Demand remains strong in the latest auction for the one-year T-bills.

The bills received a total of S$14.4 billion in applications for the S$4.5 billion on offer, representing a bid-to-cover ratio of 3.19.

In comparison, the previous one-year tranche – which closed on Oct 19, 2023 – received S$11.9 billion in applications for the S$4.5 billion on offer.

Eugene Leow, senior rates strategist at DBS, noted that domestic liquidity appears to have become more flush, driving the cut-off yield lower.

“Demand could well spill over into the upcoming two-year Singapore Government Securities auction,” Leow said.

Non-competitive applications totalled S$1.8 billion and were fully allotted in the latest auction.

Around 17 per cent of competitive applications at the cut-off yield were allotted.

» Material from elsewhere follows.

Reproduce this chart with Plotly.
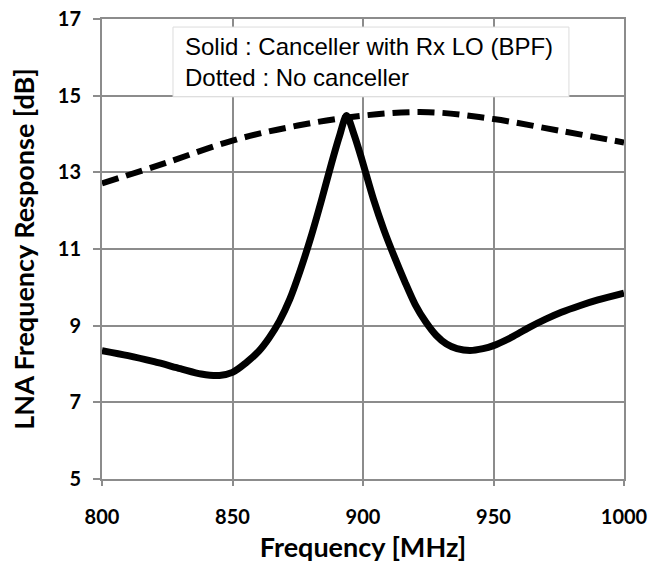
import plotly.graph_objects as go

# solid curve: canceller with Rx LO (BPF)
freq_solid = [800, 810, 820, 830, 838, 845, 850, 855, 860, 864, 868, 872, 876, 880, 884,
              888, 891, 893.7, 896.5, 899.5, 904, 908, 912, 916, 920, 924, 928, 932, 936,
              941, 946, 950, 957, 963, 970, 976, 983, 990, 1000]
gain_solid = [8.35, 8.22, 8.06, 7.88, 7.74, 7.70, 7.78, 8.02, 8.33, 8.68, 9.12, 9.7, 10.45,
              11.3, 12.25, 13.25, 13.95, 14.48, 14.0, 13.35, 12.3, 11.5, 10.8, 10.15, 9.55,
              9.1, 8.75, 8.52, 8.4, 8.35, 8.4, 8.48, 8.7, 8.93, 9.17, 9.35, 9.52, 9.67, 9.85]

# dotted curve: no canceller
freq_dot = [800, 825, 850, 875, 900, 925, 950, 975, 1000]
gain_dot = [12.71, 13.26, 13.83, 14.22, 14.48, 14.57, 14.39, 14.09, 13.78]

x_ticks = [800, 850, 900, 950, 1000]
y_ticks = [5, 7, 9, 11, 13, 15, 17]

grid_col = "#8c8c8c"
tick_font = dict(family="Lato", size=20, color="black", weight="bold")

fig = go.Figure()
fig.add_trace(go.Scatter(x=freq_dot, y=gain_dot, mode="lines",
                         line=dict(color="black", width=6, dash="17px,8px", shape="spline"),
                         showlegend=False))
fig.add_trace(go.Scatter(x=freq_solid, y=gain_solid, mode="lines",
                         line=dict(color="black", width=7, shape="spline", smoothing=0.8),
                         showlegend=False))

# white box behind the note, covering the grid
fig.add_shape(type="rect", xref="x", yref="y", x0=827.2, x1=978.9, y0=14.97, y1=16.79,
              fillcolor="white", line=dict(color="#dcdcdc", width=1), layer="between")
fig.add_annotation(x=831, y=15.89, xref="x", yref="y", xanchor="left", yanchor="middle",
                   text="Solid : Canceller with Rx LO (BPF)<br>Dotted : No canceller",
                   showarrow=False, align="left",
                   font=dict(family="Liberation Sans", size=24, color="black"))

fig.update_layout(
    width=651, height=579,
    margin=dict(l=102, r=27, t=19, b=100),
    plot_bgcolor="white", paper_bgcolor="white",
    xaxis=dict(range=[800, 1000], tickvals=x_ticks, showgrid=True, gridcolor=grid_col,
               gridwidth=2, showline=True, linecolor=grid_col, linewidth=2, mirror=True,
               ticks="outside", ticklen=5, tickcolor=grid_col, tickwidth=2,
               tickfont=tick_font, ticklabelstandoff=14, zeroline=False, automargin=False,
               ticklabeloverflow="allow",
               title=dict(text="Frequency [MHz]", standoff=11,
                          font=dict(family="Lato", size=27, color="black", weight="bold"))),
    yaxis=dict(range=[5, 17], tickvals=y_ticks, showgrid=True, gridcolor=grid_col,
               gridwidth=2, showline=True, linecolor=grid_col, linewidth=2, mirror=True,
               ticks="outside", ticklen=7, tickcolor=grid_col, tickwidth=2,
               tickfont=tick_font, ticklabelstandoff=8, zeroline=False, automargin=False,
               ticklabeloverflow="allow",
               title=dict(text="LNA Frequency Response [dB]", standoff=15,
                          font=dict(family="Lato", size=27, color="black", weight="bold"))),
)

# drop the default 8px page margin so the figure fills the window
fig.write_html("out.html", config={"displayModeBar": False},
               post_script="document.body.style.margin='0';document.body.style.overflow='hidden';")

Those who specified a lower yield were fully allotted, and those who specified a higher yield were not allotted.

Looking ahead, Chwee expects demand to stay healthy, but may start to slow towards mid-2024.

He noted that the US is expected to cut rates in the middle of 2024.

“When US rate cuts begin, the further reduction in yields may lead some investors to seek better risk-adjusted returns, dampening demand.”

Yield on the T-bills hit a 30-year high of 4.4 per cent in December 2022, but it has hovered mostly around the 3.7 to 3.8 per cent range since March 2023.

Nevertheless, demand for the T-bills has remained strong as they continued to yield higher returns amid the high interest rate environment.